Amongst all the angst and venting we see here (which, let's face it, is a reliable indicator of how passionate and attached still the venters and angsties are about this game) it's easy to lose sight of how momentous the progress has been.

As well as the new ships, some well-targeted QoL updates and spectacular in-game events, Frontier also deserve a lot of credit for their turnaround in communicating what's happening - overcoming a weakness that was widely noted previously.

I think a little local difficulty over marketing emails is a small bump in a long road, and the same really for other outstanding bugs. There's certainly some major fixes required in the game. My feeling is they made a call to push ahead getting changes out - "move fast and break things" - because the game needed all the improvements it could get as fast as it could get them.

I get the impression that like a 1500m runner sprinting the last lap they've sort of flopped over the finish line now, and need some recovery time.
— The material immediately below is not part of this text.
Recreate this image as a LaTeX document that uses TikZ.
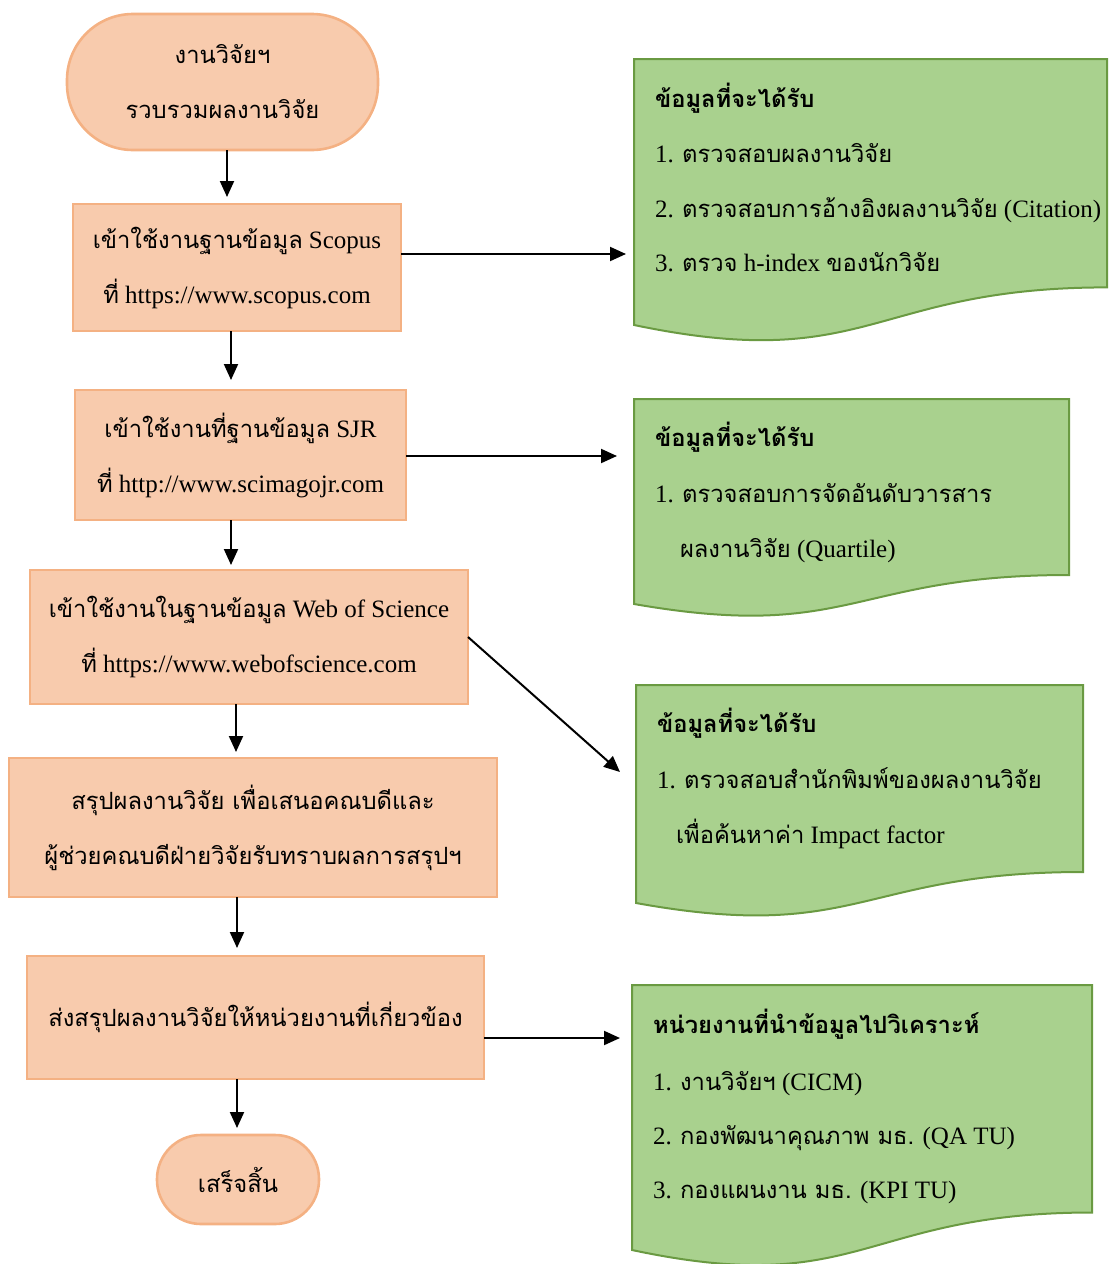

I hope and believe there'll be serious consideration for outstanding issues coming up, because this is fast becoming a negative talking point like the other ones they addressed so well this year.

Any development process takes place within feasibility and budgetary constraints, and given the choices available the performance we've seen has been fantastic (IMO). It's a different game and Galaxy than this time last year. Kudos!